[Source data]
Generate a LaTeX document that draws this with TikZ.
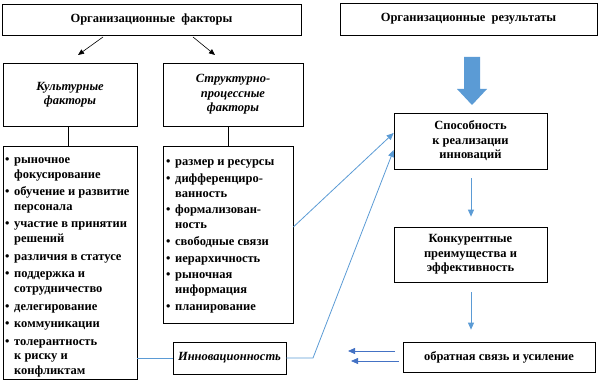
\documentclass[tikz,border=0pt]{standalone}
\usepackage{fontspec}
\setmainfont{Liberation Serif}
\usetikzlibrary{arrows.meta,calc}
\definecolor{lblue}{HTML}{5B9BD5}
\definecolor{dblue}{HTML}{4472C4}
\newcommand{\lbul}{\makebox[9pt][l]{•}}
\newcommand{\lind}{\hspace*{9pt}}
\begin{document}
\begin{tikzpicture}[x=1pt,y=-1pt,
  box/.style={draw=black, line width=0.7pt, inner sep=0pt, align=center,
    font=\fontsize{12.5}{14.5}\selectfont\bfseries},
  ibox/.style={box, font=\fontsize{12.5}{14.5}\selectfont\bfseries\itshape},
  listtext/.style={inner sep=0pt, align=left, anchor=north west,
    font=\fontsize{12.5}{14.5}\selectfont\bfseries},
  blk/.style={draw=black, line width=0.6pt, -{Triangle[length=6pt,width=5pt]}},
  plainline/.style={draw=black, line width=0.6pt},
  bline/.style={draw=lblue, line width=0.8pt},
  barrow/.style={draw=lblue, line width=0.8pt, -{Triangle[length=7pt,width=6pt]}},
  darrow/.style={draw=dblue, line width=0.8pt, -{Triangle[length=7pt,width=6pt]}}]
\useasboundingbox (0,0) rectangle (600,382);

% boxes
\node[box, minimum width=299, minimum height=31] (orgf) at (151.5,19.5) {Организационные\ \ факторы};
\node[box, minimum width=257, minimum height=32] (orgr) at (468.5,19) {Организационные\ \ результаты};
\node[ibox, minimum width=134, minimum height=63] (cult) at (70,94.5) {Культурные\\факторы};
\node[ibox, minimum width=140, minimum height=63] (struct) at (233,94.5) {Структурно-\\процессные\\факторы};
\node[box, minimum width=134, minimum height=233] (cultlist) at (70,262.5) {};
\node[box, minimum width=130, minimum height=177] (structlist) at (228,234.5) {};
\node[ibox, minimum width=113, minimum height=32] (innov) at (229.5,358) {Инновационность};
\node[box, minimum width=153, minimum height=56] (spos) at (470.5,141) {Способность\\к реализации\\инноваций};
\node[box, minimum width=153, minimum height=55] (konk) at (470.5,254.5) {Конкурентные\\преимущества и\\эффективность};
\node[box, minimum width=192, minimum height=30] (obr) at (499,357) {обратная связь и усиление};

% list texts
\node[listtext] (cultt) at (5,153.2) {\strut\lbul рыночное\\
\lind фокусирование\\[3.2pt]
\lbul обучение и развитие\\
\lind персонала\\[3.2pt]
\lbul участие в принятии\\
\lind решений\\[3.2pt]
\lbul различия в статусе\\[3.2pt]
\lbul поддержка и\\
\lind сотрудничество\\[3.2pt]
\lbul делегирование\\[3.2pt]
\lbul коммуникации\\[3.2pt]
\lbul толерантность\\
\lind к риску и\\
\lind конфликтам};
\node[listtext] (structt) at (166,155.5) {\strut\lbul размер и ресурсы\\[2.3pt]
\lbul дифференциро-\\
\lind ванность\\[2.3pt]
\lbul формализован-\\
\lind ность\\[2.3pt]
\lbul свободные связи\\[2.3pt]
\lbul иерархичность\\[2.3pt]
\lbul рыночная\\
\lind информация\\[2.3pt]
\lbul планирование};

% black connectors
\coordinate (a1s) at (103,37);
\coordinate (a1e) at (78,55);
\coordinate (a2s) at (193,37);
\coordinate (a2e) at (215,55);
\draw[blk] (a1s) -- (a1e);
\draw[blk] (a2s) -- (a2e);
\draw[plainline] (cultlist.north -| 68,0) -- (cult.south -| 68,0);
\draw[plainline] (structlist.north) -- (structlist.north |- struct.south);

% big block arrow
\fill[lblue] (464,57) -- (480,57) -- (480,89) -- (487,89) -- (472,105) -- (457,89) -- (464,89) -- cycle;

% blue connectors
\coordinate (bend) at (313,358);
\draw[bline] (cultlist.east |- innov.west) -- (innov.west);
\draw[barrow] (innov.east) -- (bend) -- ($(spos.west)+(0,9)$);
\draw[barrow] ($(structlist.east)+(0,-7.5)$) -- ($(spos.west)+(0,-8)$);
\draw[barrow] ($(spos.south)+(0.5,9)$) -- ($(konk.north)+(0.5,-10)$);
\draw[barrow] ($(konk.south)+(0.5,10)$) -- ($(obr.north -| konk.south)+(0.5,-12)$);
\coordinate (f1s) at (395,351);
\coordinate (f1e) at (348,351);
\coordinate (f2s) at (399,361);
\coordinate (f2e) at (351,361);
\draw[darrow] (f1s) -- (f1e);
\draw[darrow] (f2s) -- (f2e);
\end{tikzpicture}
\end{document}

[Prompt] Quote the full listing above word for word; exclude every picture from the copy.

[Answer for this exercise]
Generate a LaTeX document that draws this with TikZ.
\documentclass[tikz,border=0pt]{standalone}
\usepackage{fontspec}
\setmainfont{Liberation Serif}
\usetikzlibrary{arrows.meta,calc}
\definecolor{lblue}{HTML}{5B9BD5}
\definecolor{dblue}{HTML}{4472C4}
\newcommand{\lbul}{\makebox[9pt][l]{•}}
\newcommand{\lind}{\hspace*{9pt}}
\begin{document}
\begin{tikzpicture}[x=1pt,y=-1pt,
  box/.style={draw=black, line width=0.7pt, inner sep=0pt, align=center,
    font=\fontsize{12.5}{14.5}\selectfont\bfseries},
  ibox/.style={box, font=\fontsize{12.5}{14.5}\selectfont\bfseries\itshape},
  listtext/.style={inner sep=0pt, align=left, anchor=north west,
    font=\fontsize{12.5}{14.5}\selectfont\bfseries},
  blk/.style={draw=black, line width=0.6pt, -{Triangle[length=6pt,width=5pt]}},
  plainline/.style={draw=black, line width=0.6pt},
  bline/.style={draw=lblue, line width=0.8pt},
  barrow/.style={draw=lblue, line width=0.8pt, -{Triangle[length=7pt,width=6pt]}},
  darrow/.style={draw=dblue, line width=0.8pt, -{Triangle[length=7pt,width=6pt]}}]
\useasboundingbox (0,0) rectangle (600,382);

% boxes
\node[box, minimum width=299, minimum height=31] (orgf) at (151.5,19.5) {Организационные\ \ факторы};
\node[box, minimum width=257, minimum height=32] (orgr) at (468.5,19) {Организационные\ \ результаты};
\node[ibox, minimum width=134, minimum height=63] (cult) at (70,94.5) {Культурные\\факторы};
\node[ibox, minimum width=140, minimum height=63] (struct) at (233,94.5) {Структурно-\\процессные\\факторы};
\node[box, minimum width=134, minimum height=233] (cultlist) at (70,262.5) {};
\node[box, minimum width=130, minimum height=177] (structlist) at (228,234.5) {};
\node[ibox, minimum width=113, minimum height=32] (innov) at (229.5,358) {Инновационность};
\node[box, minimum width=153, minimum height=56] (spos) at (470.5,141) {Способность\\к реализации\\инноваций};
\node[box, minimum width=153, minimum height=55] (konk) at (470.5,254.5) {Конкурентные\\преимущества и\\эффективность};
\node[box, minimum width=192, minimum height=30] (obr) at (499,357) {обратная связь и усиление};

% list texts
\node[listtext] (cultt) at (5,153.2) {\strut\lbul рыночное\\
\lind фокусирование\\[3.2pt]
\lbul обучение и развитие\\
\lind персонала\\[3.2pt]
\lbul участие в принятии\\
\lind решений\\[3.2pt]
\lbul различия в статусе\\[3.2pt]
\lbul поддержка и\\
\lind сотрудничество\\[3.2pt]
\lbul делегирование\\[3.2pt]
\lbul коммуникации\\[3.2pt]
\lbul толерантность\\
\lind к риску и\\
\lind конфликтам};
\node[listtext] (structt) at (166,155.5) {\strut\lbul размер и ресурсы\\[2.3pt]
\lbul дифференциро-\\
\lind ванность\\[2.3pt]
\lbul формализован-\\
\lind ность\\[2.3pt]
\lbul свободные связи\\[2.3pt]
\lbul иерархичность\\[2.3pt]
\lbul рыночная\\
\lind информация\\[2.3pt]
\lbul планирование};

% black connectors
\coordinate (a1s) at (103,37);
\coordinate (a1e) at (78,55);
\coordinate (a2s) at (193,37);
\coordinate (a2e) at (215,55);
\draw[blk] (a1s) -- (a1e);
\draw[blk] (a2s) -- (a2e);
\draw[plainline] (cultlist.north -| 68,0) -- (cult.south -| 68,0);
\draw[plainline] (structlist.north) -- (structlist.north |- struct.south);

% big block arrow
\fill[lblue] (464,57) -- (480,57) -- (480,89) -- (487,89) -- (472,105) -- (457,89) -- (464,89) -- cycle;

% blue connectors
\coordinate (bend) at (313,358);
\draw[bline] (cultlist.east |- innov.west) -- (innov.west);
\draw[barrow] (innov.east) -- (bend) -- ($(spos.west)+(0,9)$);
\draw[barrow] ($(structlist.east)+(0,-7.5)$) -- ($(spos.west)+(0,-8)$);
\draw[barrow] ($(spos.south)+(0.5,9)$) -- ($(konk.north)+(0.5,-10)$);
\draw[barrow] ($(konk.south)+(0.5,10)$) -- ($(obr.north -| konk.south)+(0.5,-12)$);
\coordinate (f1s) at (395,351);
\coordinate (f1e) at (348,351);
\coordinate (f2s) at (399,361);
\coordinate (f2e) at (351,361);
\draw[darrow] (f1s) -- (f1e);
\draw[darrow] (f2s) -- (f2e);
\end{tikzpicture}
\end{document}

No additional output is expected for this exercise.